Dementsprechend sind auch Nachtschichtzulagen bei der Feststellung der Gleichwertigkeit unberücksichtigt zu lassen (Pott in GK-SGB VI, am angegebenen Ort, Rdnr. 106).

Schließlich war der Kläger in der seit dem 1. Juni 2005 ausgeübten Tätigkeit als Anlagenbediener über Tage auch in einer qualitativ gleichwertigen Tätigkeit im Vergleich zu der zuvor ausgeübten Tätigkeit als Gerätewart der Grubenwehr unter Tage tätig. Dies ist bereits aus der wirtschaftlichen Gleichwertigkeit der Tätigkeiten indiziert, da die maßgebliche tarifliche Einstufung lediglich um rund 8,2 % divergierte. Bei tarifvertraglich wirtschaftlich im Wesentlichen gleichwertig eingestuften Tätigkeiten kann davon ausgegangen werden, dass es sich um solche von Personen mit ähnlicher Ausbildung sowie gleichwertigen Kenntnissen und Fähigkeiten handelt, weil die Qualität der Kenntnisse und Fähigkeiten für die Tarifpartner Hauptmerkmal für die tarifliche Einstufung ist (Pott in GK-SGB VI, a.a.O., Rdnrn. 116, 118, m.w.N.). Es sind keinerlei Anhaltspunkte ersichtlich, dass die vom Kläger ausgeübte Tätigkeit als Anlagenbediener über Tage aufgrund der dem Kläger zuzurechnenden Kenntnisse und Eignungen im Verhältnis zum früheren Hauptberuf unter Tage eine wesentlich geringer qualifizierte Tätigkeit dargestellt hätte. Damit konnte der Kläger auf die im Wesentlichen wirtschaftlich gleichwertige Beschäftigung des Anlagenbedieners über Tage verwiesen werden.

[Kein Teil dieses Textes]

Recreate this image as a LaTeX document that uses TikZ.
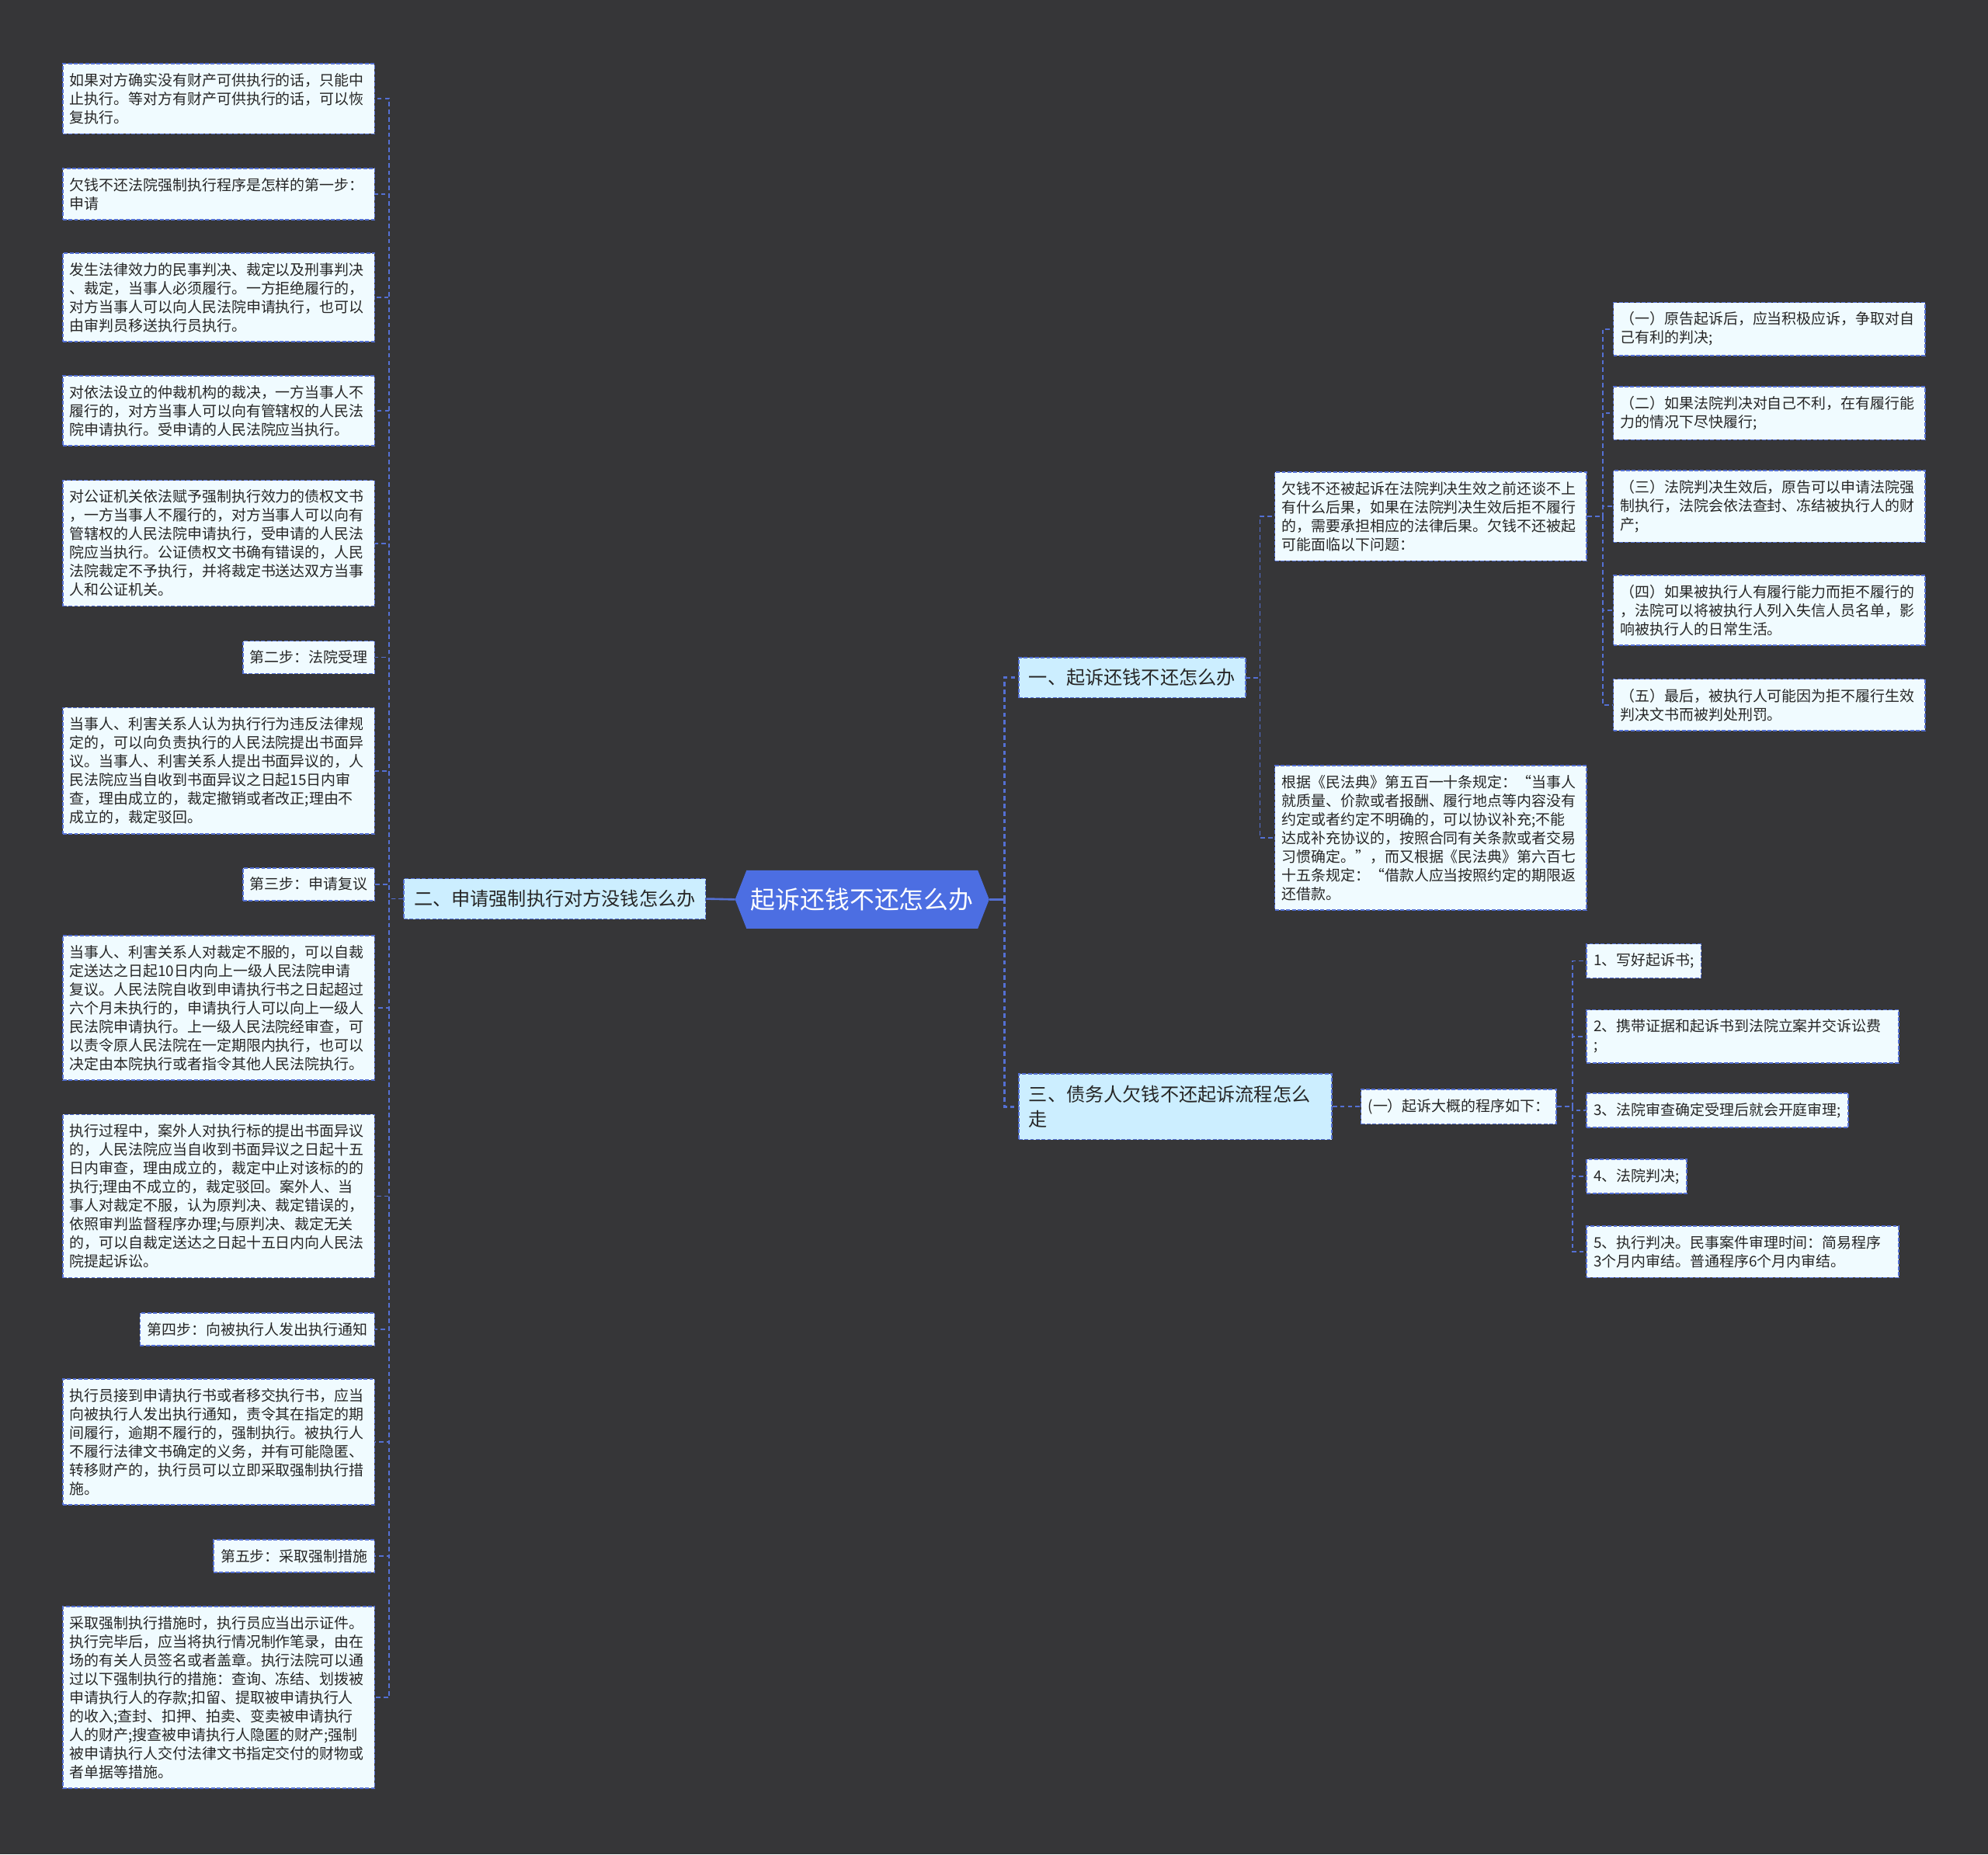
\documentclass[tikz,border=0pt]{standalone}
\usepackage{fontspec}
\setmainfont{Noto Sans CJK SC}
\usetikzlibrary{positioning,backgrounds}
\definecolor{bgdark}{RGB}{54,54,56}
\definecolor{linkblue}{RGB}{84,112,212}
\definecolor{boxfill}{RGB}{240,251,255}
\definecolor{topicfill}{RGB}{204,238,255}
\definecolor{rootfill}{RGB}{76,110,226}
\tikzset{
  leaf/.style={draw=linkblue, dash pattern=on 3pt off 1.5pt, line width=1pt, fill=boxfill,
    inner xsep=5.5pt, inner ysep=7.5pt, align=left, text=black!85,
    font=\fontsize{11.6}{14.7}\selectfont},
  wide/.style={text width=235pt},
  topic/.style={leaf, fill=topicfill, inner xsep=8pt, inner ysep=9pt,
    font=\fontsize{14.8}{20}\selectfont},
  link/.style={linkblue, line width=1.1pt, dash pattern=on 3.5pt off 2.5pt},
  mainlink/.style={link, line width=1.6pt},
  stub/.style={linkblue, line width=1.6pt},
}
\begin{document}
\begin{tikzpicture}[x=1pt,y=-1pt]
\node[text=white, inner xsep=3.25pt, inner ysep=13.75pt, font=\fontsize{19.5}{22}\selectfont] (root) at (680,709.5) {起诉还钱不还怎么办};
\coordinate (rootW) at ([xshift=-9pt]root.west);
\coordinate (rootE) at ([xshift=9pt]root.east);
\begin{scope}[on background layer]
\fill[bgdark] (0,0) rectangle (1568,1462.65);
\fill[rootfill] (rootW) -- (root.north west) -- (root.north east) -- (rootE) -- (root.south east) -- (root.south west) -- cycle;
\end{scope}

\node[topic,anchor=east] (er) at (557,709) {二、申请强制执行对方没钱怎么办};
\node[topic,anchor=west] (yi) at (803,534.5) {一、起诉还钱不还怎么办};
\node[topic,anchor=west,text width=231pt] (san) at (803,873) {三、债务人欠钱不还起诉流程怎么\\走};

\node[leaf,wide,anchor=east] (l1) at (296,78) {如果对方确实没有财产可供执行的话，只能中\\止执行。等对方有财产可供执行的话，可以恢\\复执行。};
\node[leaf,wide,anchor=east] (l2) at (296,153) {欠钱不还法院强制执行程序是怎样的第一步：\\申请};
\node[leaf,wide,anchor=east] (l3) at (296,234.5) {发生法律效力的民事判决、裁定以及刑事判决\\、裁定，当事人必须履行。一方拒绝履行的，\\对方当事人可以向人民法院申请执行，也可以\\由审判员移送执行员执行。};
\node[leaf,wide,anchor=east] (l4) at (296,324) {对依法设立的仲裁机构的裁决，一方当事人不\\履行的，对方当事人可以向有管辖权的人民法\\院申请执行。受申请的人民法院应当执行。};
\node[leaf,wide,anchor=east] (l5) at (296,428.5) {对公证机关依法赋予强制执行效力的债权文书\\，一方当事人不履行的，对方当事人可以向有\\管辖权的人民法院申请执行，受申请的人民法\\院应当执行。公证债权文书确有错误的，人民\\法院裁定不予执行，并将裁定书送达双方当事\\人和公证机关。};
\node[leaf,anchor=east] (l6) at (296,518.5) {第二步：法院受理};
\node[leaf,wide,anchor=east] (l7) at (296,608) {当事人、利害关系人认为执行行为违反法律规\\定的，可以向负责执行的人民法院提出书面异\\议。当事人、利害关系人提出书面异议的，人\\民法院应当自收到书面异议之日起15日内审\\查，理由成立的，裁定撤销或者改正;理由不\\成立的，裁定驳回。};
\node[leaf,anchor=east] (l8) at (296,697.5) {第三步：申请复议};
\node[leaf,wide,anchor=east] (l9) at (296,795) {当事人、利害关系人对裁定不服的，可以自裁\\定送达之日起10日内向上一级人民法院申请\\复议。人民法院自收到申请执行书之日起超过\\六个月未执行的，申请执行人可以向上一级人\\民法院申请执行。上一级人民法院经审查，可\\以责令原人民法院在一定期限内执行，也可以\\决定由本院执行或者指令其他人民法院执行。};
\node[leaf,wide,anchor=east] (l10) at (296,943.5) {执行过程中，案外人对执行标的提出书面异议\\的，人民法院应当自收到书面异议之日起十五\\日内审查，理由成立的，裁定中止对该标的的\\执行;理由不成立的，裁定驳回。案外人、当\\事人对裁定不服，认为原判决、裁定错误的，\\依照审判监督程序办理;与原判决、裁定无关\\的，可以自裁定送达之日起十五日内向人民法\\院提起诉讼。};
\node[leaf,anchor=east] (l11) at (296,1048.5) {第四步：向被执行人发出执行通知};
\node[leaf,wide,anchor=east] (l12) at (296,1137.5) {执行员接到申请执行书或者移交执行书，应当\\向被执行人发出执行通知，责令其在指定的期\\间履行，逾期不履行的，强制执行。被执行人\\不履行法律文书确定的义务，并有可能隐匿、\\转移财产的，执行员可以立即采取强制执行措\\施。};
\node[leaf,anchor=east] (l13) at (296,1227.5) {第五步：采取强制措施};
\node[leaf,wide,anchor=east] (l14) at (296,1339) {采取强制执行措施时，执行员应当出示证件。\\执行完毕后，应当将执行情况制作笔录，由在\\场的有关人员签名或者盖章。执行法院可以通\\过以下强制执行的措施：查询、冻结、划拨被\\申请执行人的存款;扣留、提取被申请执行人\\的收入;查封、扣押、拍卖、变卖被申请执行\\人的财产;搜查被申请执行人隐匿的财产;强制\\被申请执行人交付法律文书指定交付的财物或\\者单据等措施。};

\node[leaf,wide,anchor=west] (r1) at (1005,407.5) {欠钱不还被起诉在法院判决生效之前还谈不上\\有什么后果，如果在法院判决生效后拒不履行\\的，需要承担相应的法律后果。欠钱不还被起\\可能面临以下问题：};
\node[leaf,wide,anchor=west] (r2) at (1005,661) {根据《民法典》第五百一十条规定：“当事人\\就质量、价款或者报酬、履行地点等内容没有\\约定或者约定不明确的，可以协议补充;不能\\达成补充协议的，按照合同有关条款或者交易\\习惯确定。”，而又根据《民法典》第六百七\\十五条规定：“借款人应当按照约定的期限返\\还借款。};

\node[leaf,wide,anchor=west] (ya) at (1272,259.5) {（一）原告起诉后，应当积极应诉，争取对自\\己有利的判决;};
\node[leaf,wide,anchor=west] (yb) at (1272,326) {（二）如果法院判决对自己不利，在有履行能\\力的情况下尽快履行;};
\node[leaf,wide,anchor=west] (yc) at (1272,399.5) {（三）法院判决生效后，原告可以申请法院强\\制执行，法院会依法查封、冻结被执行人的财\\产;};
\node[leaf,wide,anchor=west] (yd) at (1272,481.5) {（四）如果被执行人有履行能力而拒不履行的\\，法院可以将被执行人列入失信人员名单，影\\响被执行人的日常生活。};
\node[leaf,wide,anchor=west] (ye) at (1272,556) {（五）最后，被执行人可能因为拒不履行生效\\判决文书而被判处刑罚。};

\node[leaf,anchor=west] (sq) at (1073,873) {(一）起诉大概的程序如下：};
\node[leaf,anchor=west] (s1) at (1251,758) {1、写好起诉书;};
\node[leaf,wide,anchor=west] (s2) at (1251,817.5) {2、携带证据和起诉书到法院立案并交诉讼费\\;};
\node[leaf,anchor=west] (s3) at (1251,876) {3、法院审查确定受理后就会开庭审理;};
\node[leaf,anchor=west] (s4) at (1251,928) {4、法院判决;};
\node[leaf,wide,anchor=west] (s5) at (1251,987.5) {5、执行判决。民事案件审理时间：简易程序\\3个月内审结。普通程序6个月内审结。};

\draw[stub] (er.east) -- (rootW);
\draw[stub] (rootE) -- ++(12,0);
\foreach \n in {l1,l2,l3,l4,l5,l6,l7,l8,l9,l10,l11,l12,l13,l14}
  \draw[link] (er.west) -- ++(-11,0) |- (\n.east);
\foreach \n in {yi,san}
  \draw[mainlink] (rootE) ++(12,0) |- (\n.west);
\foreach \n in {r1,r2}
  \draw[link] (yi.east) -- ++(11,0) |- (\n.west);
\foreach \n in {ya,yb,yc,yd,ye}
  \draw[link] (r1.east) -- ++(12,0) |- (\n.west);
\draw[link] (san.east) -- (sq.west);
\foreach \n in {s1,s2,s3,s4,s5}
  \draw[link] (sq.east) -- ++(12,0) |- (\n.west);
\end{tikzpicture}
\end{document}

Letztlich ergibt sich eine günstigere Beurteilung für den Kläger auch nicht aus einer Anwendung der Vorschrift des § 45 Abs. 3 SGB VI, da der Kläger die Voraussetzungen des § 45 Abs. 3 Nr. 3 SGB VI i.V.m. § 50 Abs. 3 Nr. 2, § 51 Abs. 2 SGB VI nicht erfüllt. Denn sein zwischen den Beteiligten unstreitiger Versicherungsverlauf weist nicht die erforderliche Wartezeit von 25 Jahren (300 Kalendermonate) mit Arbeiten unter Tage, sondern lediglich 282 Kalendermonate mit diesen Arbeiten auf.

Die Kostenentscheidung beruht auf § 193 SGG.

Die Revision war nicht zuzulassen, weil die Revisionszulassungsgründe gemäß § 160 Abs. 2 SGG nicht vorliegen.